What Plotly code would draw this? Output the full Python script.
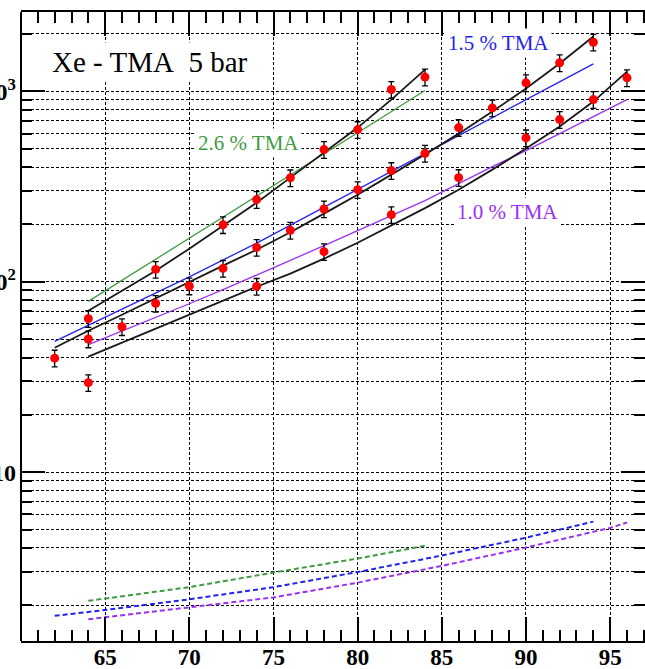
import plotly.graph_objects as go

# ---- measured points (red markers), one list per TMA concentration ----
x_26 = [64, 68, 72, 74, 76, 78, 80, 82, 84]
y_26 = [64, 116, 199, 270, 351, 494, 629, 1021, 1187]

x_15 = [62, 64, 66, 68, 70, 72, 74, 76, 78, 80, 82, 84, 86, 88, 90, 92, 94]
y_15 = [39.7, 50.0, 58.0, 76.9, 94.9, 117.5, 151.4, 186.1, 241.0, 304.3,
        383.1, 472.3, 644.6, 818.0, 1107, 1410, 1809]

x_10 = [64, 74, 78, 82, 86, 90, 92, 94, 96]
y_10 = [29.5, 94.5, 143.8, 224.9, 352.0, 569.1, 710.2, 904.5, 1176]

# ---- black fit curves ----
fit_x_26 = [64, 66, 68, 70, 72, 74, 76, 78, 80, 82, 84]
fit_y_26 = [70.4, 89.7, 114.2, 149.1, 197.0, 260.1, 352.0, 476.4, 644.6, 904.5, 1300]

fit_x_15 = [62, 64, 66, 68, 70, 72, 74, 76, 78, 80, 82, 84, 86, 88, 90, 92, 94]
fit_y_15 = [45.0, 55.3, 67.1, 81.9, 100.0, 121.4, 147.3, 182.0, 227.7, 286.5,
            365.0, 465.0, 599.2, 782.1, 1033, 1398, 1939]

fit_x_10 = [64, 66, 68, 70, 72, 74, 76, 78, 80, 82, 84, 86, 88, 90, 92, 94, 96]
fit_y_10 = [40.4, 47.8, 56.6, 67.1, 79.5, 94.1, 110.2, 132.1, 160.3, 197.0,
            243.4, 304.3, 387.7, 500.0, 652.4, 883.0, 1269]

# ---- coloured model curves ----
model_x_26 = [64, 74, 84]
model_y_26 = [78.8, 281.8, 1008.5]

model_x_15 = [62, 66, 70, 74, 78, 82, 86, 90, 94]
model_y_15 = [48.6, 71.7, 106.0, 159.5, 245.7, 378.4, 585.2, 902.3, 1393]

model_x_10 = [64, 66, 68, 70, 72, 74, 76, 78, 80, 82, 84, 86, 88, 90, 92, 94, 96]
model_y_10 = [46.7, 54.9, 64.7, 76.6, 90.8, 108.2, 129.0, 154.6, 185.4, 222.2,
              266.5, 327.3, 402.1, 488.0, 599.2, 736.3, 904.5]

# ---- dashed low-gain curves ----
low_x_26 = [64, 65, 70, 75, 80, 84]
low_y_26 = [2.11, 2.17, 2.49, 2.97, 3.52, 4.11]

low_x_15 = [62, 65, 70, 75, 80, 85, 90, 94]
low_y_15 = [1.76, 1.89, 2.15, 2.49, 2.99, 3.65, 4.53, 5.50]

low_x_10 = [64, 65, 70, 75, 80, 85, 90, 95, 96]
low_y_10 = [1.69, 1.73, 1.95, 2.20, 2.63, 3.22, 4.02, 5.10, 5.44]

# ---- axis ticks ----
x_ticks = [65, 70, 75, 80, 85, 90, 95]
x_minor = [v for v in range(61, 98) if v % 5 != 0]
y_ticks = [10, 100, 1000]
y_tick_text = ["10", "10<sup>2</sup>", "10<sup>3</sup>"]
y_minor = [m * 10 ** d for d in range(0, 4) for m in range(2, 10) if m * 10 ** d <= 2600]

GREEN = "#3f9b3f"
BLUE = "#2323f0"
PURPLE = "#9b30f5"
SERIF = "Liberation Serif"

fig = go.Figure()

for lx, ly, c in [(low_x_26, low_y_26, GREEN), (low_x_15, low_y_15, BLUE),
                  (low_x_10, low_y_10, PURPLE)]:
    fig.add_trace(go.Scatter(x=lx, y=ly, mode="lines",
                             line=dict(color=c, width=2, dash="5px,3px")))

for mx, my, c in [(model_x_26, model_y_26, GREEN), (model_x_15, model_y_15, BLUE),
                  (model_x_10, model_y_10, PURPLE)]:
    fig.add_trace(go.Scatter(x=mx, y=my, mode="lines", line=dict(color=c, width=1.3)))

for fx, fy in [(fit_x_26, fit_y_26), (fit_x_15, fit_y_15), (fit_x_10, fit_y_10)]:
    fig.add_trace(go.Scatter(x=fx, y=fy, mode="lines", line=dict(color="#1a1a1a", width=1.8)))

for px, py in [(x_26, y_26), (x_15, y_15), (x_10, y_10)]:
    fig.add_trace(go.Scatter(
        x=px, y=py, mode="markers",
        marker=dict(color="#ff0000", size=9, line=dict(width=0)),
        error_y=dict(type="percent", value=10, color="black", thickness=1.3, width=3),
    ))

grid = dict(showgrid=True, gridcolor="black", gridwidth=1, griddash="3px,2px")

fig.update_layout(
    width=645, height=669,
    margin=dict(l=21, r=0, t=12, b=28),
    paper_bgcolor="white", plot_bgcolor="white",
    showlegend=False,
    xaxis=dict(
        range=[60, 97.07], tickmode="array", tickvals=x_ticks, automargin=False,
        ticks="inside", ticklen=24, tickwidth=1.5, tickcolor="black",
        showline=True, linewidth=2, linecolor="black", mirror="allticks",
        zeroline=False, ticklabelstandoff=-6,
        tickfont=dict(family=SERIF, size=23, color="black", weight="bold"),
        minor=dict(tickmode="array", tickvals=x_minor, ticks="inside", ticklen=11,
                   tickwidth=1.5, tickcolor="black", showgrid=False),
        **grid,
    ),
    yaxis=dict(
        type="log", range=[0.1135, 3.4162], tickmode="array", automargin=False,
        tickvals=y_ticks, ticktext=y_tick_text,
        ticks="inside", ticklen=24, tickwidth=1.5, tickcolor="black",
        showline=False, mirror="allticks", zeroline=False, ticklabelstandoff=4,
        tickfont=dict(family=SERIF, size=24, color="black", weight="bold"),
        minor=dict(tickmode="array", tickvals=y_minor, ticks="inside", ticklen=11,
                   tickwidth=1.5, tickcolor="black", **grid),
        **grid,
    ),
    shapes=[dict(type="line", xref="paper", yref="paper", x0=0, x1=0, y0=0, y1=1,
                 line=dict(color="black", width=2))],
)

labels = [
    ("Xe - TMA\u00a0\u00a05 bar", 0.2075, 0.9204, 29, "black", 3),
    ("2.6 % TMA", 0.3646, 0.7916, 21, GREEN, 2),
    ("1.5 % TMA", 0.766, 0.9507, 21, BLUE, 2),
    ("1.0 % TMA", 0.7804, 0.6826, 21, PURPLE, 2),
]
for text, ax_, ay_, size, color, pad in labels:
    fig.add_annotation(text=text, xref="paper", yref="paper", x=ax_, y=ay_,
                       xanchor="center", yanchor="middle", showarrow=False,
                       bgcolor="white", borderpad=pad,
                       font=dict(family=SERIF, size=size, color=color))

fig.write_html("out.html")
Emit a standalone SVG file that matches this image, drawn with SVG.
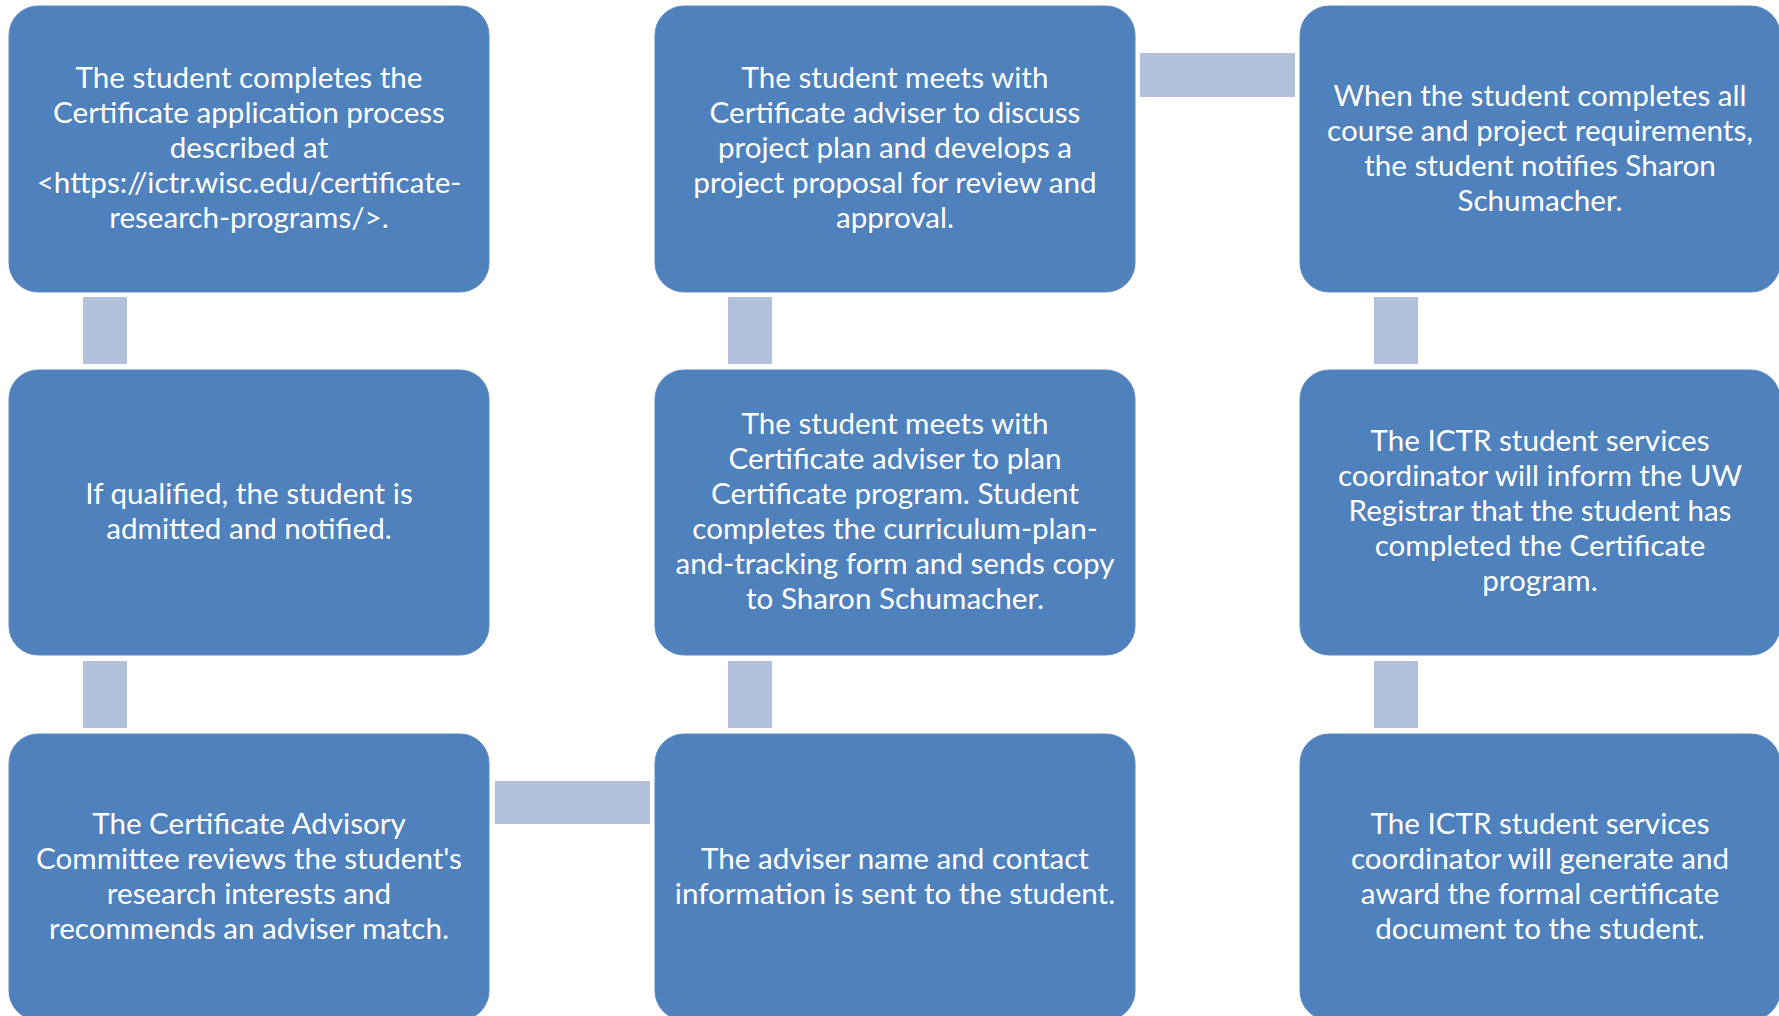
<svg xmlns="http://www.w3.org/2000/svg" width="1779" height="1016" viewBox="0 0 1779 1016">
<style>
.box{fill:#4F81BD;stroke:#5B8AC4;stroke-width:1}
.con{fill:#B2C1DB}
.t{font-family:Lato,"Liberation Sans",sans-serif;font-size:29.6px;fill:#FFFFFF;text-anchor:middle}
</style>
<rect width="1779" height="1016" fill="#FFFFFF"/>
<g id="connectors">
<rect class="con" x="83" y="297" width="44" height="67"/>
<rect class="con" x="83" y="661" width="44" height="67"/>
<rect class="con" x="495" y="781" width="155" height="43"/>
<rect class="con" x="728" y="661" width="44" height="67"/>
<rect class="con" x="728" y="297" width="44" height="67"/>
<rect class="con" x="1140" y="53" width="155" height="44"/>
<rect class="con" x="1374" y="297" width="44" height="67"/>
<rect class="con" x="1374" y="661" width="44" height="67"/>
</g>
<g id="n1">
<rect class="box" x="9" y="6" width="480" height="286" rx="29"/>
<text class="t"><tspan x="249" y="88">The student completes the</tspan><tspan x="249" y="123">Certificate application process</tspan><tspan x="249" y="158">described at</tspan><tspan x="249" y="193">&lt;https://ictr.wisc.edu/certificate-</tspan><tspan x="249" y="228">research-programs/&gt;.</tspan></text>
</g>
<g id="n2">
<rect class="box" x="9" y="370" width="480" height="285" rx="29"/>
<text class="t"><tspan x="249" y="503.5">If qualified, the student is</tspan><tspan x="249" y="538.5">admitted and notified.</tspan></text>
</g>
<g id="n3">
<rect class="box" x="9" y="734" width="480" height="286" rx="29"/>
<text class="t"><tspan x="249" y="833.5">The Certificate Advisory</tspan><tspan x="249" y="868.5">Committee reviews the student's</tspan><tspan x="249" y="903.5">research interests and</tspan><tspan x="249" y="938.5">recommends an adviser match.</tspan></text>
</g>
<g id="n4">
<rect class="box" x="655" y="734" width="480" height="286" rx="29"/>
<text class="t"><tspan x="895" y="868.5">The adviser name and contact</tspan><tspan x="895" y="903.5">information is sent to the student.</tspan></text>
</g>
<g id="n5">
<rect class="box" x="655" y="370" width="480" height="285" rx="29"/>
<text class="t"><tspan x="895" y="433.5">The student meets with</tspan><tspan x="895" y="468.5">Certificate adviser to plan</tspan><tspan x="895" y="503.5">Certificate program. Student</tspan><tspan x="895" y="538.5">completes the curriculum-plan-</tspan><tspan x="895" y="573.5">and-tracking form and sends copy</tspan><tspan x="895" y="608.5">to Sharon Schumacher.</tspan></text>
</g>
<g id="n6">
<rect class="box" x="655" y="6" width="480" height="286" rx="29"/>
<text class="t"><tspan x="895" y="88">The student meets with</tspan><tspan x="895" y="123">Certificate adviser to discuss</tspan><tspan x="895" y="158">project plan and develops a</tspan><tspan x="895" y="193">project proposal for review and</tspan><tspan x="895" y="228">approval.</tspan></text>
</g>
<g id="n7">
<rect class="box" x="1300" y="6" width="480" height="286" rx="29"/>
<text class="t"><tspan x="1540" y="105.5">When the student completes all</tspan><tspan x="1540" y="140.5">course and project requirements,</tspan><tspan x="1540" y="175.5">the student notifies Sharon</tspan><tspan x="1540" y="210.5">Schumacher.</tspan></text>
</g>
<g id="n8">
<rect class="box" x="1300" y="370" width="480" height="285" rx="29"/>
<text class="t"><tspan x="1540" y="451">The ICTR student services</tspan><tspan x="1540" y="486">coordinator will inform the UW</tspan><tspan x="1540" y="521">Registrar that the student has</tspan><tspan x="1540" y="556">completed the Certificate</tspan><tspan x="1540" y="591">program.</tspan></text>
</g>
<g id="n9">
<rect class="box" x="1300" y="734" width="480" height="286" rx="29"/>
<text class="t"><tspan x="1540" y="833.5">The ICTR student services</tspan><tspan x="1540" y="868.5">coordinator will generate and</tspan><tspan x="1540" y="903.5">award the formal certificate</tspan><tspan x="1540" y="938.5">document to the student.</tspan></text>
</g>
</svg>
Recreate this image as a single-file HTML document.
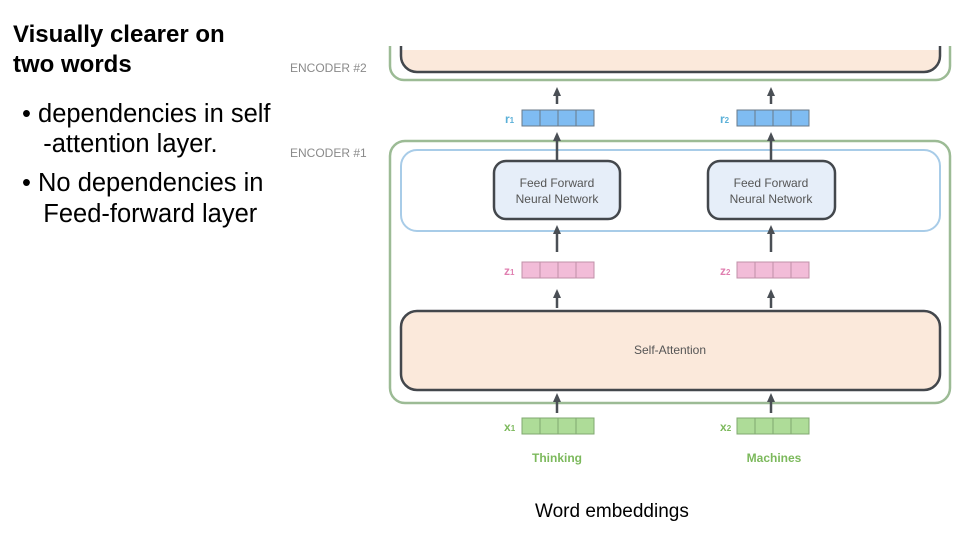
------------------------
The problem. Write out nothing but the lines from the start of the data through the line with "y_26 = [64, 116, 199, 270, 351, 494, 629, 1021, 1187]". Leave out the pictures.

Response to the exercise.
What Plotly code would draw this? Output the full Python script.
import plotly.graph_objects as go

# ---- measured points (red markers), one list per TMA concentration ----
x_26 = [64, 68, 72, 74, 76, 78, 80, 82, 84]
y_26 = [64, 116, 199, 270, 351, 494, 629, 1021, 1187]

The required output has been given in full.